**Exercise details**
Give the data below again exactly as written, without its pictures.

BEGIN Data excerpt

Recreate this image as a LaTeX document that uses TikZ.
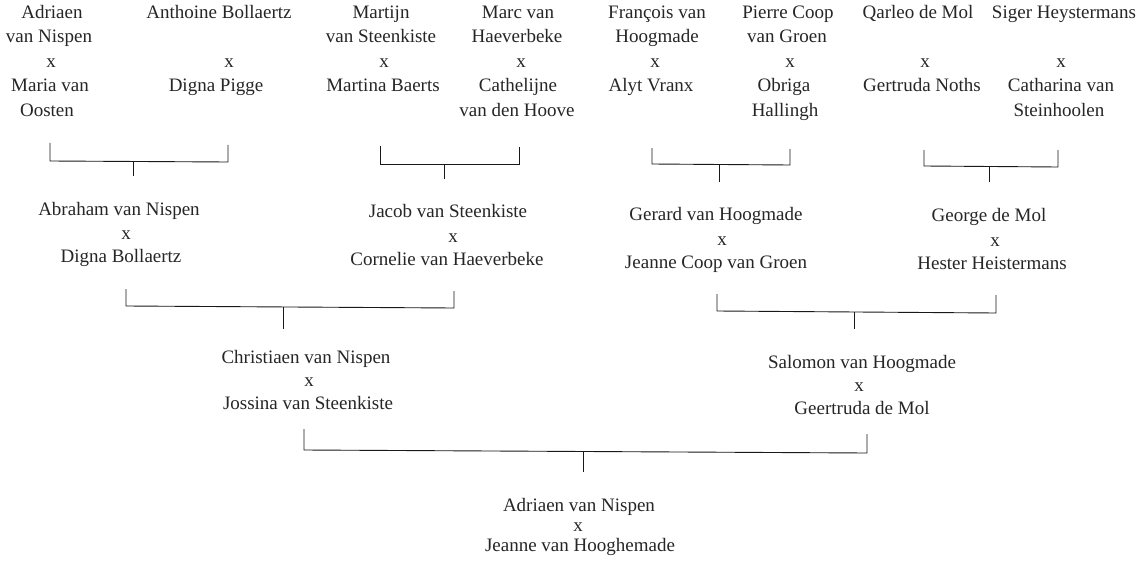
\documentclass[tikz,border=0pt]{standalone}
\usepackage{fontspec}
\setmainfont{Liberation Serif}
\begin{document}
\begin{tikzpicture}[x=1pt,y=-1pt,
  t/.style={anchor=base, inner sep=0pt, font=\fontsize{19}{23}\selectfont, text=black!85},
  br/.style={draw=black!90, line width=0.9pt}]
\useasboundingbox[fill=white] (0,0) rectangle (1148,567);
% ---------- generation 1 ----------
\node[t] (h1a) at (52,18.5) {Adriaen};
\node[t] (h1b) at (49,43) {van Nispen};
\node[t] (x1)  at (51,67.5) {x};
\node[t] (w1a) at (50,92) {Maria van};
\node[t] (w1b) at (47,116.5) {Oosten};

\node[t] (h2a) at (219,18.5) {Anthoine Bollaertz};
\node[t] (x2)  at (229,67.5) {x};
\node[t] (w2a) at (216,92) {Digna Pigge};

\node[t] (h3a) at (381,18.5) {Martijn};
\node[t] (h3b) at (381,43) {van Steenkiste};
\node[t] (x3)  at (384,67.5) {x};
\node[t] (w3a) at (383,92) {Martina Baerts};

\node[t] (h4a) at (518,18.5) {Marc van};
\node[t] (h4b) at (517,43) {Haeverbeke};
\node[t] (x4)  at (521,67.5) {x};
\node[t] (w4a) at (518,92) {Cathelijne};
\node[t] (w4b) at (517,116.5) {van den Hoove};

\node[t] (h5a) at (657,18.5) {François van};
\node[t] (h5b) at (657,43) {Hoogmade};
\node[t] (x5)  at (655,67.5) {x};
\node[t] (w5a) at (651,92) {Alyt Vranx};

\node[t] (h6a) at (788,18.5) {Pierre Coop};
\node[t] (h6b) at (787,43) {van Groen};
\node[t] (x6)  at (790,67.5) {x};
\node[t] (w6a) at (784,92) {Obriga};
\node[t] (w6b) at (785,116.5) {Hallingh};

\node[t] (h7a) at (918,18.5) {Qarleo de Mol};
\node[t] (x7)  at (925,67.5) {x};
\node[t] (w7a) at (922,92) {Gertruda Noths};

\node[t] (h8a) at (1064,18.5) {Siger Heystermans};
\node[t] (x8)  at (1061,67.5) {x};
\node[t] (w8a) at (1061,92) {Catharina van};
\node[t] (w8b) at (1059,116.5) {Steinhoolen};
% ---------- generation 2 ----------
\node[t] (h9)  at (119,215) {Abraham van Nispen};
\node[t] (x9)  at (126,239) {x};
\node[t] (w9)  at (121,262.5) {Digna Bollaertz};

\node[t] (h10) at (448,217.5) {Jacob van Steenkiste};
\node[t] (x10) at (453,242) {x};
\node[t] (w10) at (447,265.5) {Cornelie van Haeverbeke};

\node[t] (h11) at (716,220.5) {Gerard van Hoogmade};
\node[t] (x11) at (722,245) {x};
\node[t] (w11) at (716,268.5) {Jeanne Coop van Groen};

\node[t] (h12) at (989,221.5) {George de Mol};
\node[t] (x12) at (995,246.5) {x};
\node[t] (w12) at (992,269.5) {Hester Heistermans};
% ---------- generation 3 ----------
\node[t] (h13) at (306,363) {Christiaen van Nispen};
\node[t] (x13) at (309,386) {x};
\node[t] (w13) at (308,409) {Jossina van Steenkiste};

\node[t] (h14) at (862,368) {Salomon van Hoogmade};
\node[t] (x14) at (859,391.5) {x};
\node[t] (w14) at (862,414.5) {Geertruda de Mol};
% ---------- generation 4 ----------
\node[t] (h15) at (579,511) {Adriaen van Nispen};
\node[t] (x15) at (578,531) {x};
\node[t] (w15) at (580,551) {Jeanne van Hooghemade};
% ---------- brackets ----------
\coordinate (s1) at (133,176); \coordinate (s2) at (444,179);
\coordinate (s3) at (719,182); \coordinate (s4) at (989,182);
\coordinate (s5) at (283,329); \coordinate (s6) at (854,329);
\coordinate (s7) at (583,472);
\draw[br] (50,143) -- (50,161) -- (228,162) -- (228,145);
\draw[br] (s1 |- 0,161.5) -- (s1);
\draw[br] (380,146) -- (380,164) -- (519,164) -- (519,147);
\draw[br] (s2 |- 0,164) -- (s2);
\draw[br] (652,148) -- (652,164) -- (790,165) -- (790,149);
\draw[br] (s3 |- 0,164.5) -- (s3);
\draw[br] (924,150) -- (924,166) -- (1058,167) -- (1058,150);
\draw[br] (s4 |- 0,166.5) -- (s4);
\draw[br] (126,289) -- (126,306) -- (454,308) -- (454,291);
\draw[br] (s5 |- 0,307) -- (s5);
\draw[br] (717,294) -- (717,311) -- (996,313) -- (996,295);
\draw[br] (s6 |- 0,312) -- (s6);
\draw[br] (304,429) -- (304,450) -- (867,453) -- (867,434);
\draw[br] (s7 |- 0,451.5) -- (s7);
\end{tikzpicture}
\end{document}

END Data excerpt

**Result of the exercise**
Recreate this image as a LaTeX document that uses TikZ.
\documentclass[tikz,border=0pt]{standalone}
\usepackage{fontspec}
\setmainfont{Liberation Serif}
\begin{document}
\begin{tikzpicture}[x=1pt,y=-1pt,
  t/.style={anchor=base, inner sep=0pt, font=\fontsize{19}{23}\selectfont, text=black!85},
  br/.style={draw=black!90, line width=0.9pt}]
\useasboundingbox[fill=white] (0,0) rectangle (1148,567);
% ---------- generation 1 ----------
\node[t] (h1a) at (52,18.5) {Adriaen};
\node[t] (h1b) at (49,43) {van Nispen};
\node[t] (x1)  at (51,67.5) {x};
\node[t] (w1a) at (50,92) {Maria van};
\node[t] (w1b) at (47,116.5) {Oosten};

\node[t] (h2a) at (219,18.5) {Anthoine Bollaertz};
\node[t] (x2)  at (229,67.5) {x};
\node[t] (w2a) at (216,92) {Digna Pigge};

\node[t] (h3a) at (381,18.5) {Martijn};
\node[t] (h3b) at (381,43) {van Steenkiste};
\node[t] (x3)  at (384,67.5) {x};
\node[t] (w3a) at (383,92) {Martina Baerts};

\node[t] (h4a) at (518,18.5) {Marc van};
\node[t] (h4b) at (517,43) {Haeverbeke};
\node[t] (x4)  at (521,67.5) {x};
\node[t] (w4a) at (518,92) {Cathelijne};
\node[t] (w4b) at (517,116.5) {van den Hoove};

\node[t] (h5a) at (657,18.5) {François van};
\node[t] (h5b) at (657,43) {Hoogmade};
\node[t] (x5)  at (655,67.5) {x};
\node[t] (w5a) at (651,92) {Alyt Vranx};

\node[t] (h6a) at (788,18.5) {Pierre Coop};
\node[t] (h6b) at (787,43) {van Groen};
\node[t] (x6)  at (790,67.5) {x};
\node[t] (w6a) at (784,92) {Obriga};
\node[t] (w6b) at (785,116.5) {Hallingh};

\node[t] (h7a) at (918,18.5) {Qarleo de Mol};
\node[t] (x7)  at (925,67.5) {x};
\node[t] (w7a) at (922,92) {Gertruda Noths};

\node[t] (h8a) at (1064,18.5) {Siger Heystermans};
\node[t] (x8)  at (1061,67.5) {x};
\node[t] (w8a) at (1061,92) {Catharina van};
\node[t] (w8b) at (1059,116.5) {Steinhoolen};
% ---------- generation 2 ----------
\node[t] (h9)  at (119,215) {Abraham van Nispen};
\node[t] (x9)  at (126,239) {x};
\node[t] (w9)  at (121,262.5) {Digna Bollaertz};

\node[t] (h10) at (448,217.5) {Jacob van Steenkiste};
\node[t] (x10) at (453,242) {x};
\node[t] (w10) at (447,265.5) {Cornelie van Haeverbeke};

\node[t] (h11) at (716,220.5) {Gerard van Hoogmade};
\node[t] (x11) at (722,245) {x};
\node[t] (w11) at (716,268.5) {Jeanne Coop van Groen};

\node[t] (h12) at (989,221.5) {George de Mol};
\node[t] (x12) at (995,246.5) {x};
\node[t] (w12) at (992,269.5) {Hester Heistermans};
% ---------- generation 3 ----------
\node[t] (h13) at (306,363) {Christiaen van Nispen};
\node[t] (x13) at (309,386) {x};
\node[t] (w13) at (308,409) {Jossina van Steenkiste};

\node[t] (h14) at (862,368) {Salomon van Hoogmade};
\node[t] (x14) at (859,391.5) {x};
\node[t] (w14) at (862,414.5) {Geertruda de Mol};
% ---------- generation 4 ----------
\node[t] (h15) at (579,511) {Adriaen van Nispen};
\node[t] (x15) at (578,531) {x};
\node[t] (w15) at (580,551) {Jeanne van Hooghemade};
% ---------- brackets ----------
\coordinate (s1) at (133,176); \coordinate (s2) at (444,179);
\coordinate (s3) at (719,182); \coordinate (s4) at (989,182);
\coordinate (s5) at (283,329); \coordinate (s6) at (854,329);
\coordinate (s7) at (583,472);
\draw[br] (50,143) -- (50,161) -- (228,162) -- (228,145);
\draw[br] (s1 |- 0,161.5) -- (s1);
\draw[br] (380,146) -- (380,164) -- (519,164) -- (519,147);
\draw[br] (s2 |- 0,164) -- (s2);
\draw[br] (652,148) -- (652,164) -- (790,165) -- (790,149);
\draw[br] (s3 |- 0,164.5) -- (s3);
\draw[br] (924,150) -- (924,166) -- (1058,167) -- (1058,150);
\draw[br] (s4 |- 0,166.5) -- (s4);
\draw[br] (126,289) -- (126,306) -- (454,308) -- (454,291);
\draw[br] (s5 |- 0,307) -- (s5);
\draw[br] (717,294) -- (717,311) -- (996,313) -- (996,295);
\draw[br] (s6 |- 0,312) -- (s6);
\draw[br] (304,429) -- (304,450) -- (867,453) -- (867,434);
\draw[br] (s7 |- 0,451.5) -- (s7);
\end{tikzpicture}
\end{document}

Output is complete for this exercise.